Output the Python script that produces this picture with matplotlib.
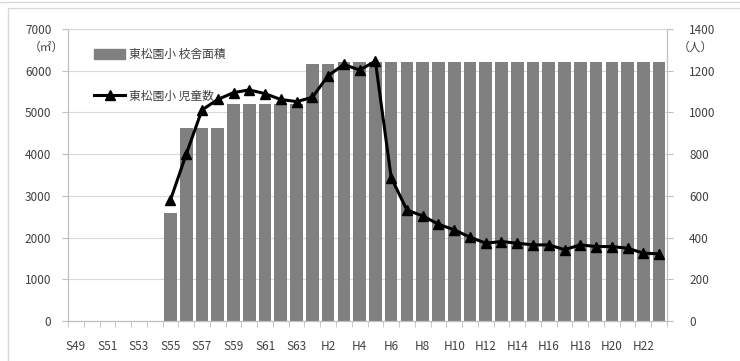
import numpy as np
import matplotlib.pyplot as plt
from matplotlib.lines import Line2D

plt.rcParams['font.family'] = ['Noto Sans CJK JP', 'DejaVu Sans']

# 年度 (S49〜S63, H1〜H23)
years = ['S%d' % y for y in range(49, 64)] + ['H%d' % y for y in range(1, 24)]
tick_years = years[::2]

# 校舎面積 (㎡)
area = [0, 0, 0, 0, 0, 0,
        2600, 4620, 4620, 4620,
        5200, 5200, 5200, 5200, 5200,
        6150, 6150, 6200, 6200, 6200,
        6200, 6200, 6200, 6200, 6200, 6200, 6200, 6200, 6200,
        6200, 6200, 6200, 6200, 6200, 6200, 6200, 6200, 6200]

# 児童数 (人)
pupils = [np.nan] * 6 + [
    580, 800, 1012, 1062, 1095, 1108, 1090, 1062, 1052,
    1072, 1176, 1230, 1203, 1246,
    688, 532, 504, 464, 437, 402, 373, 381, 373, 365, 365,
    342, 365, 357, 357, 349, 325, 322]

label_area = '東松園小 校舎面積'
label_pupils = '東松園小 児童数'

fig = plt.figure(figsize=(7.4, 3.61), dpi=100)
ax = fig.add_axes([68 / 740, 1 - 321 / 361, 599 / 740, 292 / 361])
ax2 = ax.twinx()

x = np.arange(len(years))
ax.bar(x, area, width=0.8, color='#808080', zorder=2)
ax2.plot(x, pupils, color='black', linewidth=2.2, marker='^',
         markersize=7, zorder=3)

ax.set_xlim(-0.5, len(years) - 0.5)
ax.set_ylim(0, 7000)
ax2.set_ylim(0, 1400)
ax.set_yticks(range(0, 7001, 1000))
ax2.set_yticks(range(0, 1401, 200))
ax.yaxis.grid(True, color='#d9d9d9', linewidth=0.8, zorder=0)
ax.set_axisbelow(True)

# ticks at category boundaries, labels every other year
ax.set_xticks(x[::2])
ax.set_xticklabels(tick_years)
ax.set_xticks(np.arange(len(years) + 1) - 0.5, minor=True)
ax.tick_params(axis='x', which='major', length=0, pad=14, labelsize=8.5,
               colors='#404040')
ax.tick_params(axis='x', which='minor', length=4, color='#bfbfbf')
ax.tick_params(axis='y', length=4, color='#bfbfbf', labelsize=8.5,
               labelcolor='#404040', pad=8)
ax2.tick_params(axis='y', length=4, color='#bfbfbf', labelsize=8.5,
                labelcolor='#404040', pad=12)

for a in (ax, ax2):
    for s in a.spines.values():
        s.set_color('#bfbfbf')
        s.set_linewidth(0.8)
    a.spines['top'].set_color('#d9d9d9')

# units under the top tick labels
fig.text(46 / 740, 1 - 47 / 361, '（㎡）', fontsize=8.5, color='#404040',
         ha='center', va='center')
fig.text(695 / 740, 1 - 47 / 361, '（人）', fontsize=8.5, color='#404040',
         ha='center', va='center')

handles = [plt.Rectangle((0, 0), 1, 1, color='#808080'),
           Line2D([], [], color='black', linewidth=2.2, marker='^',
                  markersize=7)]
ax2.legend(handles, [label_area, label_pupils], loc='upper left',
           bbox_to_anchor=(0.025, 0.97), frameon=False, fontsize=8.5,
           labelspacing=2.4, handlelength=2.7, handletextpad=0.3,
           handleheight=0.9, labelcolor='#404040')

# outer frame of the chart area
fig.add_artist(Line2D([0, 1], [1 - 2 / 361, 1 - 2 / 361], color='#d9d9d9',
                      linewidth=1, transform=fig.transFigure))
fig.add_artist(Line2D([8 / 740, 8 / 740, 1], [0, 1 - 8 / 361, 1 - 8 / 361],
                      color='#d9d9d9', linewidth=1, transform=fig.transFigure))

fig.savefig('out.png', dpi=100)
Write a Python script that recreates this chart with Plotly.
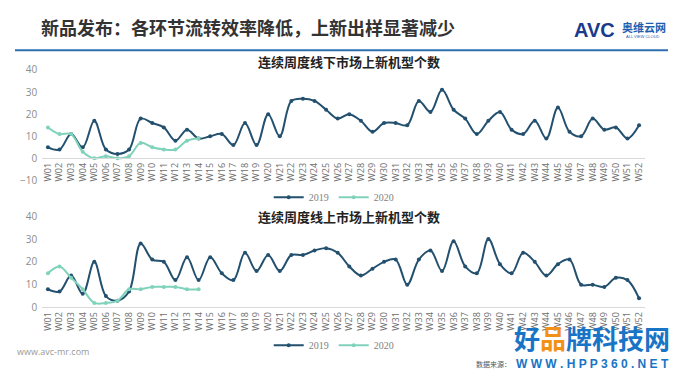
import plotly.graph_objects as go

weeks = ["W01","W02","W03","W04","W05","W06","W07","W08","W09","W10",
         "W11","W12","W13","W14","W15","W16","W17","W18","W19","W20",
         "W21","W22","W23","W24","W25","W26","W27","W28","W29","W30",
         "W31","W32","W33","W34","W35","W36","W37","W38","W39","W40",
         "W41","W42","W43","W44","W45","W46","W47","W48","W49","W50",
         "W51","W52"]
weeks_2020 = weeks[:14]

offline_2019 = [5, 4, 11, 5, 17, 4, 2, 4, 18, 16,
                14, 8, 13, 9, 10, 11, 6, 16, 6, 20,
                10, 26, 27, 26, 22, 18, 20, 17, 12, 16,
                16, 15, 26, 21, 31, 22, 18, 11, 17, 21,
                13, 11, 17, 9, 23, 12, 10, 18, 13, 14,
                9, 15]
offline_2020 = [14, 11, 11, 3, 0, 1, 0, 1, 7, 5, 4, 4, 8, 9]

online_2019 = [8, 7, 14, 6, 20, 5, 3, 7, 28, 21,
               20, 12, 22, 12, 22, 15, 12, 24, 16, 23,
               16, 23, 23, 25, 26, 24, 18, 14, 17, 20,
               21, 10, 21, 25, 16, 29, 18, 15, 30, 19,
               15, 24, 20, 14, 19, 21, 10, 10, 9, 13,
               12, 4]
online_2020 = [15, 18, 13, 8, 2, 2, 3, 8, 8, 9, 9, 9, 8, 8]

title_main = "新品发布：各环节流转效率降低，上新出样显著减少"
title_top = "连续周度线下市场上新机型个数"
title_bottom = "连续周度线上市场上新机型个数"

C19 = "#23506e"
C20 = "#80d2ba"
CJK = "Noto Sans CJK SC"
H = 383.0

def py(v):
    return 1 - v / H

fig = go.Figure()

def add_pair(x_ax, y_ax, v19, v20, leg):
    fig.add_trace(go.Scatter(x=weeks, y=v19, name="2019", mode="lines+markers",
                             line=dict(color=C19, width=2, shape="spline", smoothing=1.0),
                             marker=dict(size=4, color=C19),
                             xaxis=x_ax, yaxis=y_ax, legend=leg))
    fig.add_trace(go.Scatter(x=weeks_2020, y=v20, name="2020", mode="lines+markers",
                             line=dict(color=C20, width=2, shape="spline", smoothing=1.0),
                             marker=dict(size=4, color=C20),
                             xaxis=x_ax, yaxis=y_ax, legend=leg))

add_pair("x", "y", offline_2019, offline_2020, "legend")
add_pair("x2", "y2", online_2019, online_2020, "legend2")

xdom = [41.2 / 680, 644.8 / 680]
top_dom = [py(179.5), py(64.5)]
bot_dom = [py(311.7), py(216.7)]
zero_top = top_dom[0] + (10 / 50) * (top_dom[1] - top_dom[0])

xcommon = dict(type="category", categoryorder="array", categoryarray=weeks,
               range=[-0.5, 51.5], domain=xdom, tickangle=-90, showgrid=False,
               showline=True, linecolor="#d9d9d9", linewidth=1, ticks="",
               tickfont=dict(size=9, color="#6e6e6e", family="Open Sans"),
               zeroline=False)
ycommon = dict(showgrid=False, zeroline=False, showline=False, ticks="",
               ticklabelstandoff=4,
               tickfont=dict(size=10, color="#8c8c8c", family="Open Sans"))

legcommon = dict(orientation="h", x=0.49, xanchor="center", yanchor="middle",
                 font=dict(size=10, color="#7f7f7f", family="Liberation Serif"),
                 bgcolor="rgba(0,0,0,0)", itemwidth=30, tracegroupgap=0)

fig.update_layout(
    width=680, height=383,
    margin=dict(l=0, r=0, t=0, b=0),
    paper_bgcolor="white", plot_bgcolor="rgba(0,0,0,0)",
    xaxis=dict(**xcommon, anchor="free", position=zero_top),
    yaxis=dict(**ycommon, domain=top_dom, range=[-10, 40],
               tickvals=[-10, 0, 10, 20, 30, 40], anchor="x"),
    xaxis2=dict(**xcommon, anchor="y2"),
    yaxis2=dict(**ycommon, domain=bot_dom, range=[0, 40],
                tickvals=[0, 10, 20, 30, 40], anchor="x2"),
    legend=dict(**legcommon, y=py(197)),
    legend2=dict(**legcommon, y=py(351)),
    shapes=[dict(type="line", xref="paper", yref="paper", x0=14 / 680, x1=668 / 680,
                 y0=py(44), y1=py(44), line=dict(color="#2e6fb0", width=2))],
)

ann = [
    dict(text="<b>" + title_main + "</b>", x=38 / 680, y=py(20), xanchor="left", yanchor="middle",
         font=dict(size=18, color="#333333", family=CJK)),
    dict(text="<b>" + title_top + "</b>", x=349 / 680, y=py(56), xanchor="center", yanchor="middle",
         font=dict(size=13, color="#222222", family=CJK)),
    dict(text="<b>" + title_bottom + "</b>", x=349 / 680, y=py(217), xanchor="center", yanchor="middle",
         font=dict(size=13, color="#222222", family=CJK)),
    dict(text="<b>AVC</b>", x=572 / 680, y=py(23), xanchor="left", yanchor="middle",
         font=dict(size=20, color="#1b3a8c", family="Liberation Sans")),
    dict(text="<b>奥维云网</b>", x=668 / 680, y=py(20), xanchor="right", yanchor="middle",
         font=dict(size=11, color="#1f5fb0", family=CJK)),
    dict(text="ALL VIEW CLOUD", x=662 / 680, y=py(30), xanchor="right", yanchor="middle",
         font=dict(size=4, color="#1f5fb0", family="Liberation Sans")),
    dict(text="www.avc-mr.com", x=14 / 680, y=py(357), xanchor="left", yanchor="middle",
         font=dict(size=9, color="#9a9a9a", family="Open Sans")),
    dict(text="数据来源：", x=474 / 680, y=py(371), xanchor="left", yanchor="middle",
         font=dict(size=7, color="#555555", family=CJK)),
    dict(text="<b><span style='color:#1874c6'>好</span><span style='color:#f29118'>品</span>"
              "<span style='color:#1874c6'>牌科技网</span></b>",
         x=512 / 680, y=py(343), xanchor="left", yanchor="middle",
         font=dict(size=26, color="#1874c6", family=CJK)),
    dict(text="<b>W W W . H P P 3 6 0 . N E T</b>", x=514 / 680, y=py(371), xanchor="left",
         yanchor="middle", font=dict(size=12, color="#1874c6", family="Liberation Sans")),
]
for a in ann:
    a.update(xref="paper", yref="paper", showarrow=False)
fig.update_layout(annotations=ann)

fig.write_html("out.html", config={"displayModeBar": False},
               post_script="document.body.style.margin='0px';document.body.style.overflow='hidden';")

** Short exercise **
Repeat the listing above exactly from its first line to the line containing "tick_years = years[::2]", both included, and omit the pictures.

** Correct response **
Output the Python script that produces this picture with matplotlib.
import numpy as np
import matplotlib.pyplot as plt
from matplotlib.lines import Line2D

plt.rcParams['font.family'] = ['Noto Sans CJK JP', 'DejaVu Sans']

# 年度 (S49〜S63, H1〜H23)
years = ['S%d' % y for y in range(49, 64)] + ['H%d' % y for y in range(1, 24)]
tick_years = years[::2]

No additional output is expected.